**What this task involves**
Drop every picture, then transcribe the remaining data exactly.

··· Data extract ···

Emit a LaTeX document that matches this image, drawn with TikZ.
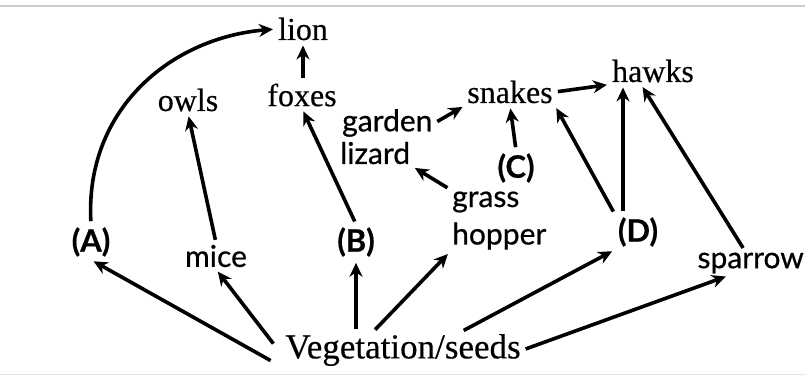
\documentclass[tikz,border=0pt]{standalone}
\usepackage{fontspec}
\setmainfont{Liberation Serif}[FakeBold=0.4]
\newfontfamily\sansf{Lato}[FakeBold=0.6]
\newfontfamily\sansb{Lato Bold}[FakeBold=0.6]
\usetikzlibrary{arrows.meta}
\tikzset{
  serifl/.style={font=\fontsize{32}{34}\selectfont, inner sep=2pt},
  sansl/.style={font=\sansf\fontsize{30}{34}\selectfont, inner sep=2pt, align=left},
  boldl/.style={font=\sansb\fontsize{31}{34}\selectfont, inner sep=3pt},
  arr/.style={line width=3.6pt, shorten <=3pt, shorten >=3pt, -{Stealth[length=14pt,width=13pt]}},
}
\begin{document}
\begin{tikzpicture}[x=1pt,y=-1pt]
\useasboundingbox (0,0) rectangle (805,376);
\draw[gray!40, line width=2pt] (0,6) -- (805,6);
\draw[gray!20, line width=1pt] (0,374) -- (805,374);
% nodes
\node[serifl] (lion) at (303,29) {lion};
\node[serifl] (owls) at (188,100) {owls};
\node[serifl] (foxes) at (302,95) {foxes};
\node[sansl, anchor=west] (garden) at (340,123) {garden};
\node[sansl, anchor=west] (lizard) at (338,153) {lizard};
\node[serifl] (snakes) at (510,92) {snakes};
\node[serifl] (hawks) at (653,71) {hawks};
\node[boldl] (C) at (516,168) {(C)};
\node[sansl, anchor=west] (grass) at (450,202) {grass};
\node[sansl, anchor=west] (hopper) at (450,236) {hopper};
\node[boldl] (D) at (638,232) {(D)};
\node[boldl] (A) at (91,242) {(A)};
\node[sansl] (mice) at (216,256) {mice};
\node[boldl] (B) at (356,242) {(B)};
\node[sansl, anchor=east] (sparrow) at (806,263) {sparrow};
\node[serifl, font=\fontsize{35}{38}\selectfont] (veg) at (403,350) {Vegetation/seeds};
% connectors
\draw[arr] (A.north) .. controls (85,110) and (170,38) .. (lion.west);
\draw[arr] (foxes.north -| lion.south) -- (lion.south);
\draw[arr] (mice.north) -- (owls.south);
\draw[arr] (B.north) -- (foxes.south);
\draw[arr] (garden.east) -- (snakes.south west);
\draw[arr] (snakes.east) -- (hawks.south west);
\draw[arr] (C.north) -- (snakes.south);
\draw[arr] (D.north west) -- (snakes.south east);
\coordinate (d1) at ([xshift=-30pt]hawks.south);
\draw[arr] (D.north -| d1) -- (d1);
\draw[arr] ([xshift=-6pt]sparrow.north) -- ([xshift=-12pt]hawks.south);
\draw[arr] (grass.north west) -- (lizard.south east);
\draw[arr] ([xshift=-10pt,yshift=-12pt]veg.west) -- (A.south);
\draw[arr] ([xshift=-8pt,yshift=4pt]veg.west) -- (mice.south);
\draw[arr] (veg.north -| B) -- (B.south);
\draw[arr] ([xshift=-30pt]veg.north) -- (hopper.south west);
\draw[arr] ([xshift=58pt]veg.north) -- (D.south west);
\draw[arr] (veg.east) -- ([xshift=-22pt]sparrow.south);
\end{tikzpicture}
\end{document}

···

**Worked answer**
Emit a LaTeX document that matches this image, drawn with TikZ.
\documentclass[tikz,border=0pt]{standalone}
\usepackage{fontspec}
\setmainfont{Liberation Serif}[FakeBold=0.4]
\newfontfamily\sansf{Lato}[FakeBold=0.6]
\newfontfamily\sansb{Lato Bold}[FakeBold=0.6]
\usetikzlibrary{arrows.meta}
\tikzset{
  serifl/.style={font=\fontsize{32}{34}\selectfont, inner sep=2pt},
  sansl/.style={font=\sansf\fontsize{30}{34}\selectfont, inner sep=2pt, align=left},
  boldl/.style={font=\sansb\fontsize{31}{34}\selectfont, inner sep=3pt},
  arr/.style={line width=3.6pt, shorten <=3pt, shorten >=3pt, -{Stealth[length=14pt,width=13pt]}},
}
\begin{document}
\begin{tikzpicture}[x=1pt,y=-1pt]
\useasboundingbox (0,0) rectangle (805,376);
\draw[gray!40, line width=2pt] (0,6) -- (805,6);
\draw[gray!20, line width=1pt] (0,374) -- (805,374);
% nodes
\node[serifl] (lion) at (303,29) {lion};
\node[serifl] (owls) at (188,100) {owls};
\node[serifl] (foxes) at (302,95) {foxes};
\node[sansl, anchor=west] (garden) at (340,123) {garden};
\node[sansl, anchor=west] (lizard) at (338,153) {lizard};
\node[serifl] (snakes) at (510,92) {snakes};
\node[serifl] (hawks) at (653,71) {hawks};
\node[boldl] (C) at (516,168) {(C)};
\node[sansl, anchor=west] (grass) at (450,202) {grass};
\node[sansl, anchor=west] (hopper) at (450,236) {hopper};
\node[boldl] (D) at (638,232) {(D)};
\node[boldl] (A) at (91,242) {(A)};
\node[sansl] (mice) at (216,256) {mice};
\node[boldl] (B) at (356,242) {(B)};
\node[sansl, anchor=east] (sparrow) at (806,263) {sparrow};
\node[serifl, font=\fontsize{35}{38}\selectfont] (veg) at (403,350) {Vegetation/seeds};
% connectors
\draw[arr] (A.north) .. controls (85,110) and (170,38) .. (lion.west);
\draw[arr] (foxes.north -| lion.south) -- (lion.south);
\draw[arr] (mice.north) -- (owls.south);
\draw[arr] (B.north) -- (foxes.south);
\draw[arr] (garden.east) -- (snakes.south west);
\draw[arr] (snakes.east) -- (hawks.south west);
\draw[arr] (C.north) -- (snakes.south);
\draw[arr] (D.north west) -- (snakes.south east);
\coordinate (d1) at ([xshift=-30pt]hawks.south);
\draw[arr] (D.north -| d1) -- (d1);
\draw[arr] ([xshift=-6pt]sparrow.north) -- ([xshift=-12pt]hawks.south);
\draw[arr] (grass.north west) -- (lizard.south east);
\draw[arr] ([xshift=-10pt,yshift=-12pt]veg.west) -- (A.south);
\draw[arr] ([xshift=-8pt,yshift=4pt]veg.west) -- (mice.south);
\draw[arr] (veg.north -| B) -- (B.south);
\draw[arr] ([xshift=-30pt]veg.north) -- (hopper.south west);
\draw[arr] ([xshift=58pt]veg.north) -- (D.south west);
\draw[arr] (veg.east) -- ([xshift=-22pt]sparrow.south);
\end{tikzpicture}
\end{document}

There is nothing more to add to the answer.